For those who work in the field, like social workers, it can be an incredibly rewarding field. At the same time, it can be frustrating and draining; it is a profession that requires patience, compassion and understanding. The team at Civic have a lot of experience and compassion when helping those who are unable to feed, cook or clean themselves. Disability support services and the people involved can help change the lives of so many people in need. Here are several ways that disability support services benefit those who are disabled.
Improved social skills
A lot of people with physical and intellectual disabilities struggle to interact socially. They struggle to make friends, let alone maintain friendships. However, social workers can offer disability support and help such individuals to build strong, meaningful friendships. It is not widely known within the public sphere that many disabled people suffer from other mental conditions, like anxiety and depression. Unfortunately, a lot of this stems from the fact that they don’t have a compassionate support network or group of friends to help them out. Support services can help minimise the level of anxiety and improve social confidence.
Many people with disabilities hate being pandered to or made to feel less about themselves. This is why disability support schemes are so important. Disability support services don’t focus on pandering to the person’s needs or wants; they focus on giving the person the support they need to develop their own independence and autonomy. This is achieved through a variety of activities:
If someone is afflicted with a severe physical disability, being able to cook for themselves can be a struggle. Social workers can help create menu and diet plans, consisting of easy meals that can be prepared relatively quickly and with little stress to the individual. These plans will focus on enhancing the person’s safety when dealing with kitchen equipment, while improving nutritional value.

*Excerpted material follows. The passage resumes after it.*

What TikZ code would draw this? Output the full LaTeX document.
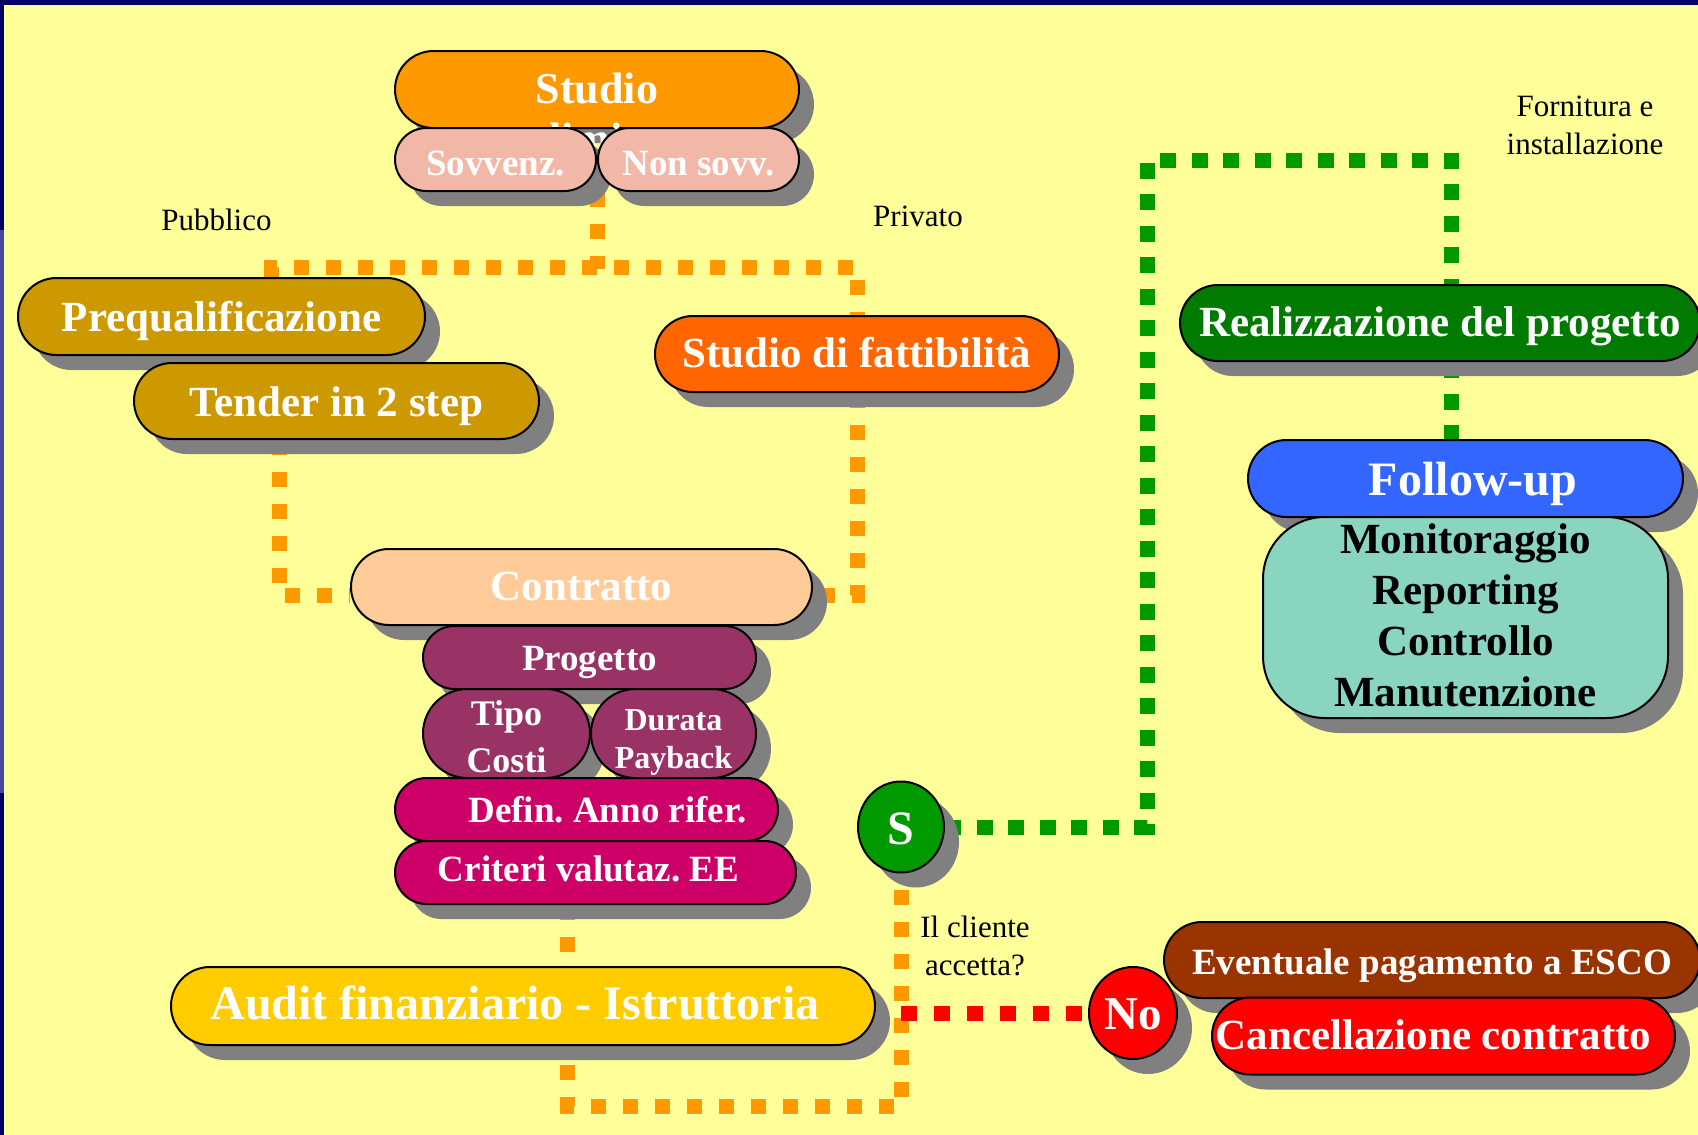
\documentclass[tikz,border=0pt]{standalone}
\usepackage{fontspec}
\setmainfont{Liberation Serif}
\usetikzlibrary{shapes.misc,shapes.geometric,shadows}
\pgfdeclarelayer{bg}
\pgfdeclarelayer{wires}
\pgfsetlayers{bg,wires,main}
\frenchspacing

\begin{document}
\begin{tikzpicture}[x=1pt,y=-1pt]
	\definecolor{paper}{RGB}{255,255,153}
	\definecolor{navy}{RGB}{0,0,102}
	\definecolor{navylight}{RGB}{72,72,160}
	\definecolor{shadowgray}{RGB}{128,128,128}
	\definecolor{studioorange}{RGB}{255,153,0}
	\definecolor{sovvpink}{RGB}{242,184,167}
	\definecolor{tenderbrown}{RGB}{204,153,0}
	\definecolor{fattorange}{RGB}{255,102,0}
	\definecolor{peach}{RGB}{255,204,153}
	\definecolor{plum}{RGB}{153,51,102}
	\definecolor{magenta}{RGB}{204,0,102}
	\definecolor{auditgold}{RGB}{255,204,0}
	\definecolor{sigreen}{RGB}{0,153,0}
	\definecolor{realgreen}{RGB}{0,122,0}
	\definecolor{escobrown}{RGB}{153,51,0}
	\definecolor{followblue}{RGB}{51,102,255}
	\definecolor{teal}{RGB}{138,213,192}

	\tikzstyle{pill} = [rounded rectangle, draw, line width=2pt, inner sep=0pt, text=white, drop shadow={shadow xshift=15pt,shadow yshift=-15pt,fill=shadowgray,opacity=1}]
	\tikzstyle{blob} = [ellipse, draw, line width=2pt, inner sep=0pt, text=white, drop shadow={shadow xshift=15pt,shadow yshift=-15pt,fill=shadowgray,opacity=1}]
	\tikzstyle{big} = [font=\fontsize{43}{50}\selectfont\bfseries, text height=30pt, text depth=0pt]
	\tikzstyle{mid} = [font=\fontsize{37}{43}\selectfont\bfseries, text height=26pt, text depth=0pt]
	\tikzstyle{lbl} = [inner sep=0pt, font=\fontsize{31}{38}\selectfont, align=center]
	\tikzstyle{orangelink} = [draw=studioorange, line width=15pt, dash pattern=on 15pt off 17pt]
	\tikzstyle{greenlink} = [draw=sigreen, line width=15pt, dash pattern=on 16pt off 15.5pt]
	\tikzstyle{redlink} = [draw=red, line width=15pt, dash pattern=on 16pt off 17pt]

	\useasboundingbox (0,0) rectangle (1698,1135);
	\begin{pgfonlayer}{bg}
	\fill[paper] (0,0) rectangle (1698,1135);
	\fill[navy] (0,0) rectangle (1698,5);
	\fill[navy] (0,0) rectangle (4,1135);
	\fill[navylight] (0,230) rectangle (4,793);
	\end{pgfonlayer}

	% NODES %
	\node[pill, fill=studioorange, font=\fontsize{44}{50}\selectfont\bfseries, text height=28pt, text depth=0pt, minimum width=404pt, minimum height=77pt] (studio) at (597,89.5) {Studio};
	\node[inner sep=0pt, anchor=base, text=white, font=\fontsize{44}{50}\selectfont\bfseries] (studiob) at (597,153) {preliminare};
	\node[pill, fill=sovvpink, mid, text height=31pt, minimum width=201pt, minimum height=63pt] (sovv) at (495.5,159.5) {Sovvenz.};
	\node[pill, fill=sovvpink, mid, text height=31pt, minimum width=201pt, minimum height=63pt] (nonsovv) at (698.5,159.5) {Non sovv.};

	\node[lbl, anchor=base] (pubblico) at (216.5,230) {Pubblico};
	\node[lbl, anchor=base] (privato) at (918,226) {Privato};

	\node[pill, fill=tenderbrown, big, minimum width=407pt, minimum height=77pt] (prequal) at (221.5,316.5) {Prequalificazione};
	\node[pill, fill=tenderbrown, big, minimum width=405pt, minimum height=76pt] (tender) at (336.5,401) {Tender in 2 step};
	\node[pill, fill=fattorange, big, text height=27pt, minimum width=404pt, minimum height=76pt] (fattib) at (857,354) {Studio di fattibilità};

	\node[pill, fill=peach, big, text height=26pt, minimum width=461pt, minimum height=76pt] (contratto) at (581.5,587) {Contratto};
	\node[pill, fill=plum, mid, minimum width=333pt, minimum height=63pt] (progetto) at (589.5,657.5) {Progetto};
	\node[pill, fill=plum, font=\fontsize{36}{47}\selectfont\bfseries, align=center, text height=77pt, text depth=0pt, minimum width=167pt, minimum height=89pt] (tipo) at (506.5,733.5) {Tipo\\Costi};
	\node[pill, fill=plum, font=\fontsize{32}{38}\selectfont\bfseries, align=center, text height=69pt, text depth=0pt, minimum width=165pt, minimum height=89pt] (durata) at (673.5,733.5) {Durata\\Payback};
	\node[pill, fill=magenta, mid, minimum width=383pt, minimum height=63pt] (defin) at (586.5,809.5) {\hspace*{42pt}Defin. Anno rifer.};
	\node[pill, fill=magenta, mid, text height=17pt, minimum width=401pt, minimum height=63pt] (criteri) at (595.5,872.5) {\hspace*{-14pt}Criteri valutaz. EE};
	\node[pill, fill=auditgold, font=\fontsize{48}{56}\selectfont\bfseries, text height=26pt, text depth=0pt, minimum width=704pt, minimum height=78pt] (audit) at (523,1006) {\hspace*{-16pt}Audit finanziario - Istruttoria};

	\node[blob, fill=sigreen, font=\fontsize{48}{56}\selectfont\bfseries, text height=34pt, text depth=0pt, minimum width=86pt, minimum height=91pt] (S) at (901,827) {S};
	\node[lbl, text height=38pt, text depth=0pt] (cliente) at (975,956) {Il cliente\\accetta?};

	\node[pill, fill=escobrown, mid, text height=28pt, minimum width=536pt, minimum height=76pt] (esco) at (1432,960) {Eventuale pagamento a ESCO};
	\node[pill, fill=red, big, text height=26pt, minimum width=463pt, minimum height=77pt] (cancel) at (1443.5,1036) {\hspace*{-20pt}Cancellazione contratto};
	\node[blob, fill=red, font=\fontsize{47}{56}\selectfont\bfseries, text height=33pt, text depth=0pt, minimum width=88pt, minimum height=92pt] (No) at (1133,1013) {No};

	\node[lbl, text height=38pt, text depth=0pt] (fornitura) at (1585,135) {Fornitura e\\installazione};
	\node[pill, fill=realgreen, big, text height=26pt, minimum width=520pt, minimum height=76pt] (realiz) at (1440,323) {Realizzazione del progetto};
	\node[pill, fill=followblue, font=\fontsize{48}{56}\selectfont\bfseries, text height=34pt, text depth=0pt, minimum width=435pt, minimum height=77pt] (follow) at (1465.5,478.5) {\hspace*{15pt}Follow-up};
	\node[draw, line width=2pt, rounded corners=62pt, fill=teal, inner sep=0pt, drop shadow={shadow xshift=15pt,shadow yshift=-15pt,fill=shadowgray,opacity=1}, font=\fontsize{43}{51}\selectfont\bfseries, align=center, text height=177pt, text depth=0pt, minimum width=405pt, minimum height=201pt] (monitor) at (1465.5,617.5) {Monitoraggio\\Reporting\\Controllo\\Manutenzione};

	\coordinate (gA) at (1147,160);
	\coordinate (gB) at (1451,160);

	% EDGES %
	\begin{pgfonlayer}{wires}
	%studio -> pubblico / privato
	\draw[orangelink] (sovv.east |- sovv.south) -- ++(0,77);
	\draw[orangelink] ([xshift=50pt]prequal.north) -- ++(0,-10) -| (fattib.north);
	%contratto
	\draw[orangelink] ([xshift=-57pt]tender.south) |- ([yshift=-8pt]contratto.west);
	\draw[orangelink] (fattib.south) |- ([yshift=-8pt]contratto.east);
	%il cliente accetta?
	\draw[orangelink] ([xshift=-28pt]criteri.south) -- ++(0,201) -| (S.south);
	\draw[redlink] (S.south |- No.west) -- (No.west);
	\draw[greenlink] (S.east) -| (gA) -- (gB) -- (realiz.north -| gB);
	\draw[greenlink] (realiz.south -| gB) -- (follow.north -| gB);
	\end{pgfonlayer}
\end{tikzpicture}
\end{document}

Disability support workers can also help provide individuals with weekly schedules and plans. This helps the person get into the rhythm of a routine, while learning how to be organised when plans sometime change.
Home modifications can also be installed into the individual’s accommodation or shared living arrangement to help improve physical safety around the home. Such modifications could be anything from guardrails preventing access to rooms or support ramps to help people up slopes or inclines. Guardrails or barriers are very helpful for young children who are disabled, who may accidentally enter a room that has dangerous items or appliances (e.g. the garage).